- Recorded information:
*-*-*
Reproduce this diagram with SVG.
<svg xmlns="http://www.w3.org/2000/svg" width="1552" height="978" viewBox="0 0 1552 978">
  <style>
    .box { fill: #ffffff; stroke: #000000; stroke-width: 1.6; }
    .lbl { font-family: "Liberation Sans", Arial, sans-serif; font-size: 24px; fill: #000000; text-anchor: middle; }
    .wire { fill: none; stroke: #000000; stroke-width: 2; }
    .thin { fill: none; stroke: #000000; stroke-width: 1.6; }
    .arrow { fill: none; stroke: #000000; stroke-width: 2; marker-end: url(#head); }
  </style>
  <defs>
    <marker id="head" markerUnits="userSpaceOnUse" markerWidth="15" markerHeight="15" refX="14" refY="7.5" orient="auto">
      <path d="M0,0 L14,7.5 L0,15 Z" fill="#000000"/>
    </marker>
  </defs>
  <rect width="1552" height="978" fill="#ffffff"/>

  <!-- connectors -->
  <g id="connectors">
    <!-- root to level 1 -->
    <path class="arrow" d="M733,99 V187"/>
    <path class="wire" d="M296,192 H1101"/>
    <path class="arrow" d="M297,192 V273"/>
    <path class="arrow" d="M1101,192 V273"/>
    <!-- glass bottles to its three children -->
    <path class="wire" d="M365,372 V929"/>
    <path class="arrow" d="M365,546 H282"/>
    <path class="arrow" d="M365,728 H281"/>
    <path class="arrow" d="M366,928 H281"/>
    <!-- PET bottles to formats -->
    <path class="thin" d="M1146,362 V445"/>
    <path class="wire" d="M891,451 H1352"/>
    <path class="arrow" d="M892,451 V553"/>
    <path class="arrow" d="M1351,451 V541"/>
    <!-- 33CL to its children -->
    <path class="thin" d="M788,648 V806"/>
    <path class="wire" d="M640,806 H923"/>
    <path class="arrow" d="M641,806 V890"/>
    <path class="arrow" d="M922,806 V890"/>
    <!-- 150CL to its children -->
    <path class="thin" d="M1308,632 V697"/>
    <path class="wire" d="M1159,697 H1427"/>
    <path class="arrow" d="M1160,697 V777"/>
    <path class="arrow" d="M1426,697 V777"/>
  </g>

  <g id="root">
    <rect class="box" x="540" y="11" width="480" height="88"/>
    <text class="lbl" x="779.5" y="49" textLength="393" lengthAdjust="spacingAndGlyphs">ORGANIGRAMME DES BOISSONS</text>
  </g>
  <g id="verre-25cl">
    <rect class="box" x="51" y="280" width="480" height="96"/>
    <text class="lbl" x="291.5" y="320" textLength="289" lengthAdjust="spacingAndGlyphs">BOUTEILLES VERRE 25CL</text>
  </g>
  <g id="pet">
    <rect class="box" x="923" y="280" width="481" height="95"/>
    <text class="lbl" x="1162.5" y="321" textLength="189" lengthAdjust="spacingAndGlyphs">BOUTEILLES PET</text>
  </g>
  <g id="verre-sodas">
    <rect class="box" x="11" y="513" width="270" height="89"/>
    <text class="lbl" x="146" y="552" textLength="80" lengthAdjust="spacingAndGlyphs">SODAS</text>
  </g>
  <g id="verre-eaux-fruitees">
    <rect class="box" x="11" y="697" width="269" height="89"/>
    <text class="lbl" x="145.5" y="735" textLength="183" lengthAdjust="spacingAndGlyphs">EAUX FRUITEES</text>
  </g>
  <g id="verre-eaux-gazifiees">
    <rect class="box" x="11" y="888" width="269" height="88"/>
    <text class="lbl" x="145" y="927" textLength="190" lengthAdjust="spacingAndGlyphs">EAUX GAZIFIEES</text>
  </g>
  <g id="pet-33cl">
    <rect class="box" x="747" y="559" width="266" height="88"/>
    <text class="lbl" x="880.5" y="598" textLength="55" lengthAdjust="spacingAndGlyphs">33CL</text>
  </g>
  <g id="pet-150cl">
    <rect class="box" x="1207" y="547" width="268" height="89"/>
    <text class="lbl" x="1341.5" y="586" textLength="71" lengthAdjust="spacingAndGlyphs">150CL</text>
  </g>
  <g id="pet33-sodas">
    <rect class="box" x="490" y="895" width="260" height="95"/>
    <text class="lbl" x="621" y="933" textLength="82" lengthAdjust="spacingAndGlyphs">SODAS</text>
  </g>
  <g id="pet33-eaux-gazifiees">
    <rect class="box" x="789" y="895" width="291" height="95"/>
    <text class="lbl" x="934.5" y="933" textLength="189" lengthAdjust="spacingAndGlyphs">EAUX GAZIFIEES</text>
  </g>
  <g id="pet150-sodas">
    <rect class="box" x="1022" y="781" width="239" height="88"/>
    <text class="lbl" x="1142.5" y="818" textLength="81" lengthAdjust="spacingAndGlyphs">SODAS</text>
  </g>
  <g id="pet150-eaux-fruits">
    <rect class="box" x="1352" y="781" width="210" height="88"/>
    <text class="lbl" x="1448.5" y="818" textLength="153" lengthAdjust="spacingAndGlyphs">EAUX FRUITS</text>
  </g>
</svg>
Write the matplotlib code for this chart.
*-*-*
- Aim of the task: Please quote the data above in full, with no line missing.

- Reply to the task:
Reproduce this diagram with SVG.
<svg xmlns="http://www.w3.org/2000/svg" width="1552" height="978" viewBox="0 0 1552 978">
  <style>
    .box { fill: #ffffff; stroke: #000000; stroke-width: 1.6; }
    .lbl { font-family: "Liberation Sans", Arial, sans-serif; font-size: 24px; fill: #000000; text-anchor: middle; }
    .wire { fill: none; stroke: #000000; stroke-width: 2; }
    .thin { fill: none; stroke: #000000; stroke-width: 1.6; }
    .arrow { fill: none; stroke: #000000; stroke-width: 2; marker-end: url(#head); }
  </style>
  <defs>
    <marker id="head" markerUnits="userSpaceOnUse" markerWidth="15" markerHeight="15" refX="14" refY="7.5" orient="auto">
      <path d="M0,0 L14,7.5 L0,15 Z" fill="#000000"/>
    </marker>
  </defs>
  <rect width="1552" height="978" fill="#ffffff"/>

  <!-- connectors -->
  <g id="connectors">
    <!-- root to level 1 -->
    <path class="arrow" d="M733,99 V187"/>
    <path class="wire" d="M296,192 H1101"/>
    <path class="arrow" d="M297,192 V273"/>
    <path class="arrow" d="M1101,192 V273"/>
    <!-- glass bottles to its three children -->
    <path class="wire" d="M365,372 V929"/>
    <path class="arrow" d="M365,546 H282"/>
    <path class="arrow" d="M365,728 H281"/>
    <path class="arrow" d="M366,928 H281"/>
    <!-- PET bottles to formats -->
    <path class="thin" d="M1146,362 V445"/>
    <path class="wire" d="M891,451 H1352"/>
    <path class="arrow" d="M892,451 V553"/>
    <path class="arrow" d="M1351,451 V541"/>
    <!-- 33CL to its children -->
    <path class="thin" d="M788,648 V806"/>
    <path class="wire" d="M640,806 H923"/>
    <path class="arrow" d="M641,806 V890"/>
    <path class="arrow" d="M922,806 V890"/>
    <!-- 150CL to its children -->
    <path class="thin" d="M1308,632 V697"/>
    <path class="wire" d="M1159,697 H1427"/>
    <path class="arrow" d="M1160,697 V777"/>
    <path class="arrow" d="M1426,697 V777"/>
  </g>

  <g id="root">
    <rect class="box" x="540" y="11" width="480" height="88"/>
    <text class="lbl" x="779.5" y="49" textLength="393" lengthAdjust="spacingAndGlyphs">ORGANIGRAMME DES BOISSONS</text>
  </g>
  <g id="verre-25cl">
    <rect class="box" x="51" y="280" width="480" height="96"/>
    <text class="lbl" x="291.5" y="320" textLength="289" lengthAdjust="spacingAndGlyphs">BOUTEILLES VERRE 25CL</text>
  </g>
  <g id="pet">
    <rect class="box" x="923" y="280" width="481" height="95"/>
    <text class="lbl" x="1162.5" y="321" textLength="189" lengthAdjust="spacingAndGlyphs">BOUTEILLES PET</text>
  </g>
  <g id="verre-sodas">
    <rect class="box" x="11" y="513" width="270" height="89"/>
    <text class="lbl" x="146" y="552" textLength="80" lengthAdjust="spacingAndGlyphs">SODAS</text>
  </g>
  <g id="verre-eaux-fruitees">
    <rect class="box" x="11" y="697" width="269" height="89"/>
    <text class="lbl" x="145.5" y="735" textLength="183" lengthAdjust="spacingAndGlyphs">EAUX FRUITEES</text>
  </g>
  <g id="verre-eaux-gazifiees">
    <rect class="box" x="11" y="888" width="269" height="88"/>
    <text class="lbl" x="145" y="927" textLength="190" lengthAdjust="spacingAndGlyphs">EAUX GAZIFIEES</text>
  </g>
  <g id="pet-33cl">
    <rect class="box" x="747" y="559" width="266" height="88"/>
    <text class="lbl" x="880.5" y="598" textLength="55" lengthAdjust="spacingAndGlyphs">33CL</text>
  </g>
  <g id="pet-150cl">
    <rect class="box" x="1207" y="547" width="268" height="89"/>
    <text class="lbl" x="1341.5" y="586" textLength="71" lengthAdjust="spacingAndGlyphs">150CL</text>
  </g>
  <g id="pet33-sodas">
    <rect class="box" x="490" y="895" width="260" height="95"/>
    <text class="lbl" x="621" y="933" textLength="82" lengthAdjust="spacingAndGlyphs">SODAS</text>
  </g>
  <g id="pet33-eaux-gazifiees">
    <rect class="box" x="789" y="895" width="291" height="95"/>
    <text class="lbl" x="934.5" y="933" textLength="189" lengthAdjust="spacingAndGlyphs">EAUX GAZIFIEES</text>
  </g>
  <g id="pet150-sodas">
    <rect class="box" x="1022" y="781" width="239" height="88"/>
    <text class="lbl" x="1142.5" y="818" textLength="81" lengthAdjust="spacingAndGlyphs">SODAS</text>
  </g>
  <g id="pet150-eaux-fruits">
    <rect class="box" x="1352" y="781" width="210" height="88"/>
    <text class="lbl" x="1448.5" y="818" textLength="153" lengthAdjust="spacingAndGlyphs">EAUX FRUITS</text>
  </g>
</svg>
Write the matplotlib code for this chart.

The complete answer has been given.